WASHINGTON -- Economists warn that the $85 billion in across-the-board cuts in federal spending set to start taking effect March 1 would stunt growth and slow hiring. Less clear is how long it would take to feel the benefits from the tough-love approach.
The betting is that there’ll be no compromise and the cuts, known as sequestration, will take effect as scheduled. Economists don’t think the reductions are bad enough to shove the nation back into recession. But they also don’t think it’s a rational way to go about reducing the budget deficit, and they fear that it would inflict harm on the economy unnecessarily.
In the simplest of economic terms, the debate is about the benefits or costs of taking the bitter medicine of spending cuts now or taking it later. The looming sequester would cut $1.2 trillion out of $48.3 trillion in spending over 10 years.
“There are benefits to going down the sequester path. But at this point, the negatives outweigh the positives,” said Mark Zandi, the chief economist for forecaster Moody’s Analytics and a frequent witness before congressional committees.
Gauging the near-term impact of the spending cuts is easy enough.
“You are taking purchasing power out of a weak economy, which means in the short term demand is going to decline. Output will decline. You are going to produce less stuff, because people will be less interested in buying it. And as a result of that, you will have lower employment,” said Joe Minarik, a former chief economist for the House Budget Committee and later the White House Office of Management and Budget.
High-profile economists whom McClatchy consulted expect the spending cuts to shave anywhere from four-tenths to seven-tenths of a percentage point from growth this year, most of it during the next six months. The effect on hiring, they said, would be 500,000 to 700,000 fewer jobs by the end of next year than there otherwise would have been.
“There’s no free lunch here,” said John Silvia, the chief economist for Wells Fargo Securities and a former adviser to the presidential campaign of Sen. John McCain, R-Ariz.. “Basically, you’ve gone for many years, long before President Obama came into office, where the federal government was allowed to overspend its budget. Basically we’re on a diet, and there’s no way you’re going to eat like you did before.”
The drag on growth would come on top of the tax increases that President Barack Obama and the Congress approved in a New Year’s deal. Combined, they mean an economy that might have grown this year at a rate of 3.5 percent to 4 percent would instead grow at a rate of 2 percent to 2.5 percent.
So does it follow that government can never cut spending because it would harm employment? No, and the medicine might not take that much time to turn a negative for the economy into a positive.

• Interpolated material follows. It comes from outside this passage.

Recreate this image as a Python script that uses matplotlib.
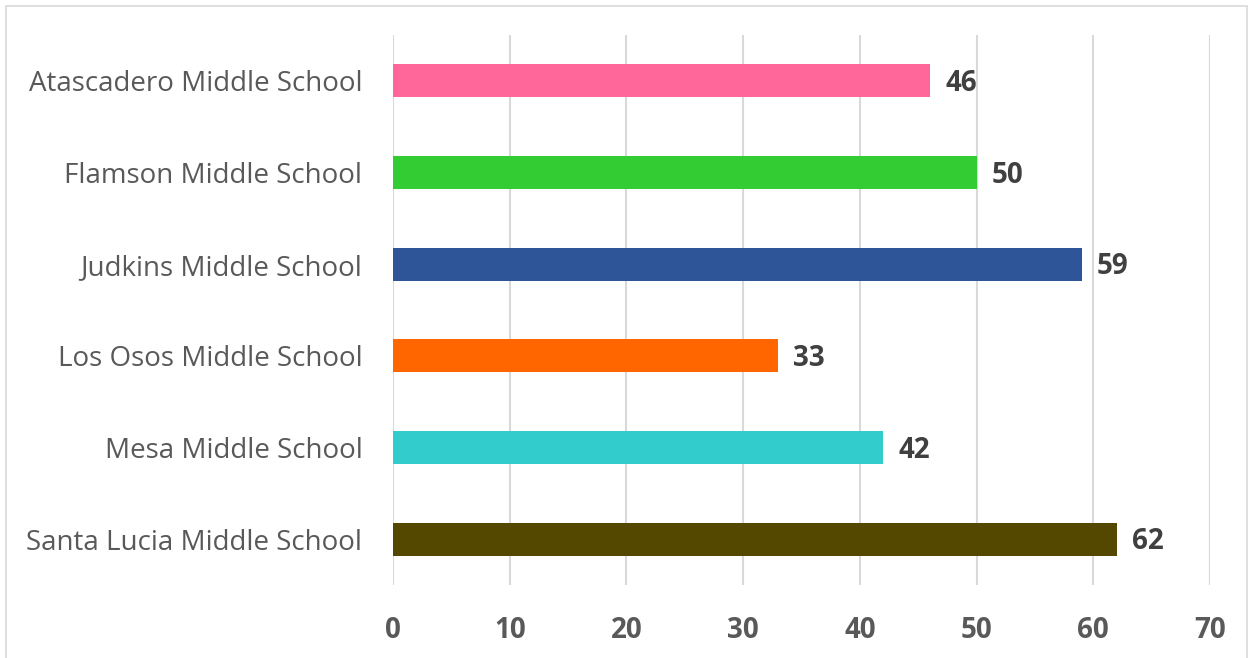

“From my perspective, that happens pretty soon. I think by 2015 it crosses (into positive). The sheer dollars and cents calculation, it becomes a net positive,” Zandi said. “But that doesn’t account for the fact that you are cutting programs that everyone argues are successful. The impact of that is very hard to measure. All those things that people generally like and feel are effective, you’re cutting them, too. There are a whole lot of intangibles that you cannot measure easily.”